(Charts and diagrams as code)

++++++++++

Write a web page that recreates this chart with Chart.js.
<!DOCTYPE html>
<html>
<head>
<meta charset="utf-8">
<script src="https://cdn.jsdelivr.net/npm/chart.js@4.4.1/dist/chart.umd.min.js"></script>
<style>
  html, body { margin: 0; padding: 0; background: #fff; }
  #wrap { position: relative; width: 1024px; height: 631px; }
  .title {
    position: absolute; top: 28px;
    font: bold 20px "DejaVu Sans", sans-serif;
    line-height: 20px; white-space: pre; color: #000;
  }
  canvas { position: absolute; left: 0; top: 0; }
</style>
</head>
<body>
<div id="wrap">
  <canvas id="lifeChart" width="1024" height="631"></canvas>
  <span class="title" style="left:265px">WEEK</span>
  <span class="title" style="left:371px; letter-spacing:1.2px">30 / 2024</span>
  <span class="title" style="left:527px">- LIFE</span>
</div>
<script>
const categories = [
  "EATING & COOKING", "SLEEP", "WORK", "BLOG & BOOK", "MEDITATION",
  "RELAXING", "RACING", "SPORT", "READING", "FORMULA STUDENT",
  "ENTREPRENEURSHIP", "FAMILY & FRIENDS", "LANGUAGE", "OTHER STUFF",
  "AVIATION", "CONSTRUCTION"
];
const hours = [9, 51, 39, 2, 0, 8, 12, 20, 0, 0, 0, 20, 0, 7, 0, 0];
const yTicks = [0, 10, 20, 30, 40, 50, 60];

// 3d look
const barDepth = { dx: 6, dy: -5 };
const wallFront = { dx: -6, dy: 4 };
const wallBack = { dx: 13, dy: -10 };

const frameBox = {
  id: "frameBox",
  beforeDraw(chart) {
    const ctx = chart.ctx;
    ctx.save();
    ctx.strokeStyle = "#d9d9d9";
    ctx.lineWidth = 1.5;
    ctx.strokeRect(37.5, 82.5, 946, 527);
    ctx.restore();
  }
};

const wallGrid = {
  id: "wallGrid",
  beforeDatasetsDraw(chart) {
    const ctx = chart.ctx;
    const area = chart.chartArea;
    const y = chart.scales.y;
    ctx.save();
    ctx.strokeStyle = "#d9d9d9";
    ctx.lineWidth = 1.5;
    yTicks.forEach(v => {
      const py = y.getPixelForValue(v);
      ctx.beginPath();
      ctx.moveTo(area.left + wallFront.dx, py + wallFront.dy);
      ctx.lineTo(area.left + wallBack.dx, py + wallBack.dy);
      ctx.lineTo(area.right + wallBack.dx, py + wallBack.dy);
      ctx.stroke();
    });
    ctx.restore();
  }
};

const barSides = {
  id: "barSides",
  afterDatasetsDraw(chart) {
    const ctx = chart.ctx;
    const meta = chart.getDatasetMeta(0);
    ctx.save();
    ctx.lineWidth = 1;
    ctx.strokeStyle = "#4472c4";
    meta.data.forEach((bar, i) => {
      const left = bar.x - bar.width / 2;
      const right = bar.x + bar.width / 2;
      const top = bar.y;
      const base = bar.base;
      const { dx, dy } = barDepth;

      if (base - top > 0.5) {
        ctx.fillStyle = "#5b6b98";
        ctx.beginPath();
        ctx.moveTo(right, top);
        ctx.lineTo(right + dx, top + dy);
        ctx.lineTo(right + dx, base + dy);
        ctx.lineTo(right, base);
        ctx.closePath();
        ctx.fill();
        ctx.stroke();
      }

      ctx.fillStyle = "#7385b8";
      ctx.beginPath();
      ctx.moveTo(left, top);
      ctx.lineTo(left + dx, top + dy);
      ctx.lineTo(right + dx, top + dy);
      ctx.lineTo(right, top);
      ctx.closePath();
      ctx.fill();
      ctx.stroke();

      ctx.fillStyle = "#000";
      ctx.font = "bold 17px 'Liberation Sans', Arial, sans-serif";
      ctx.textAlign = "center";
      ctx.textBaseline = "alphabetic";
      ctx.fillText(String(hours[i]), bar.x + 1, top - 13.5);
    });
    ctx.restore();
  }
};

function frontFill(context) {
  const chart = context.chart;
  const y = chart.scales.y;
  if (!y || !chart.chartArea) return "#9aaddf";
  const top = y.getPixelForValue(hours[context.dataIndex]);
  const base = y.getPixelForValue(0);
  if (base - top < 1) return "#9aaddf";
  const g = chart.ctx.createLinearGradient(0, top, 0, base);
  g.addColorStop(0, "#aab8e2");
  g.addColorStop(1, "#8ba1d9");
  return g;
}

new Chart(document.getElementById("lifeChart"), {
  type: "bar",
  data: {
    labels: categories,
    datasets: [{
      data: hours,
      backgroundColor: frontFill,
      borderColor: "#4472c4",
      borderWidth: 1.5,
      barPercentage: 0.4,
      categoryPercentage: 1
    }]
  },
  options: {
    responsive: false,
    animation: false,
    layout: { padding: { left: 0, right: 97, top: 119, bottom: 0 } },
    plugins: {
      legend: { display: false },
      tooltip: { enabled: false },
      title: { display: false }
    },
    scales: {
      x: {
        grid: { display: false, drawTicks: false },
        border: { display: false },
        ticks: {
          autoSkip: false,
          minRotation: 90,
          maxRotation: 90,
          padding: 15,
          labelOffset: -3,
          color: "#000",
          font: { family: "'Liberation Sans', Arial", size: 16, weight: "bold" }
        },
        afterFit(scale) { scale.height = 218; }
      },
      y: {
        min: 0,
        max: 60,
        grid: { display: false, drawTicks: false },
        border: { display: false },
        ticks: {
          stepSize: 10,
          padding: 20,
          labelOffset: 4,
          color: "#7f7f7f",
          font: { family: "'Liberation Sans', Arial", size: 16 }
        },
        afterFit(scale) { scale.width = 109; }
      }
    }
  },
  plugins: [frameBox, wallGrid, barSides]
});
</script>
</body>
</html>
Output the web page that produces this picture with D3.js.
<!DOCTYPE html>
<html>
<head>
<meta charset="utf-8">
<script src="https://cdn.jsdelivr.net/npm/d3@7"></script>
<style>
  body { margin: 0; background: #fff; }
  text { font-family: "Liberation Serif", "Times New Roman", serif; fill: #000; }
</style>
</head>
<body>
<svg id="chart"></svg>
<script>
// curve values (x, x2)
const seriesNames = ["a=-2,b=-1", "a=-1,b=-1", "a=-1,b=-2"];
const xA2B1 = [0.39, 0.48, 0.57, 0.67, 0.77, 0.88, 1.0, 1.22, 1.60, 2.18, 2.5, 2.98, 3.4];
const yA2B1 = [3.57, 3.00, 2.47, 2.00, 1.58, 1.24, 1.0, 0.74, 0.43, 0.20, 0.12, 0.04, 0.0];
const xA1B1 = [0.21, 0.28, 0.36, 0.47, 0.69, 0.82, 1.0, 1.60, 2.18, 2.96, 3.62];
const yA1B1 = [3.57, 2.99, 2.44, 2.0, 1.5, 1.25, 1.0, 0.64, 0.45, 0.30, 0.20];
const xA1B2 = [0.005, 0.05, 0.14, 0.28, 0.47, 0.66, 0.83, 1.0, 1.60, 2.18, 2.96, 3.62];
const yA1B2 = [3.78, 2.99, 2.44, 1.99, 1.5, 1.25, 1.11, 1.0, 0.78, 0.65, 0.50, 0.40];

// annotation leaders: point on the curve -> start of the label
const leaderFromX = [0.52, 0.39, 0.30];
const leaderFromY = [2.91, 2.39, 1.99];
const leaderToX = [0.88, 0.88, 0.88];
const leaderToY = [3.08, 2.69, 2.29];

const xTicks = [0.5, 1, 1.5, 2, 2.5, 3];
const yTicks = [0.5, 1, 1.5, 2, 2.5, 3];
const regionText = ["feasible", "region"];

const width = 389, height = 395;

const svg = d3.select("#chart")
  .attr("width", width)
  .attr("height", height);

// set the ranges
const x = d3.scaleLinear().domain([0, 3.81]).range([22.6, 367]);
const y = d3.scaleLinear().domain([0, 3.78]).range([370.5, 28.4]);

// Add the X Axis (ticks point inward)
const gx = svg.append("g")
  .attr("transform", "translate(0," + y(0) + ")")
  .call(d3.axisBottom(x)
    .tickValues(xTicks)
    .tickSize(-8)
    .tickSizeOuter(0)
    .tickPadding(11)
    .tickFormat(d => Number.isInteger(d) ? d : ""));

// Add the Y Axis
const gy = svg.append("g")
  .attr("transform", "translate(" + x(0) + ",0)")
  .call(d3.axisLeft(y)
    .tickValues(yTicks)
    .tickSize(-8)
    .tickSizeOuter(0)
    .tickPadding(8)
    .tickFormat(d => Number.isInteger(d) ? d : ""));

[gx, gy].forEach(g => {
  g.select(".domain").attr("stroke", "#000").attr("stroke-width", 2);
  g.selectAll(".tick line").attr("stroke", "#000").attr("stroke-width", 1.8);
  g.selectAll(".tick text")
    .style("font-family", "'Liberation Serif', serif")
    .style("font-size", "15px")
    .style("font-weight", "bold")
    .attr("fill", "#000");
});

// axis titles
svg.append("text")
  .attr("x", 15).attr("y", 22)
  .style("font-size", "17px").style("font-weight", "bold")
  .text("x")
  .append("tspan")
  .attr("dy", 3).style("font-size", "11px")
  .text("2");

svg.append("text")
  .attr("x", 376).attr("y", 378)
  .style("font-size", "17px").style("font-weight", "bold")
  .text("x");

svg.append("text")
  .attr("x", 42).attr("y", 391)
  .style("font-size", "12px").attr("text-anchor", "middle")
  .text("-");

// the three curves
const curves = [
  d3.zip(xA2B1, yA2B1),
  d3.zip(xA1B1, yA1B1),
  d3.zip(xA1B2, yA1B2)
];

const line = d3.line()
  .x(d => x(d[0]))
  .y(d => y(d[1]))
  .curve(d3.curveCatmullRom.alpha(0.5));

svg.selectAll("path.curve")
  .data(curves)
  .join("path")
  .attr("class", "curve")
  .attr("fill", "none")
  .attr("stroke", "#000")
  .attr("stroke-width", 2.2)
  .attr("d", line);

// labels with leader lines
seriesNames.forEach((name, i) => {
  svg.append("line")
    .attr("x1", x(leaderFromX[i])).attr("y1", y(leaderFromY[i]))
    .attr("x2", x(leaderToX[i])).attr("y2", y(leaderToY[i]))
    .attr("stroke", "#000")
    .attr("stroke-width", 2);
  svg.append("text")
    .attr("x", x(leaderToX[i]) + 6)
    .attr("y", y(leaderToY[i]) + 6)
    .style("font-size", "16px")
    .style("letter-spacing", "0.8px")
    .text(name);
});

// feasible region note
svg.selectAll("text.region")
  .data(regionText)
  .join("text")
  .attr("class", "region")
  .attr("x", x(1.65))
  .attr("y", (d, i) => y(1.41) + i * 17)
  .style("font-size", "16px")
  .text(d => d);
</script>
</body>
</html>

++++++++++

**GIVEN TASK:** How many of the lines in the listing above hold the word "with"? Report only that figure.

**RESULT:** 3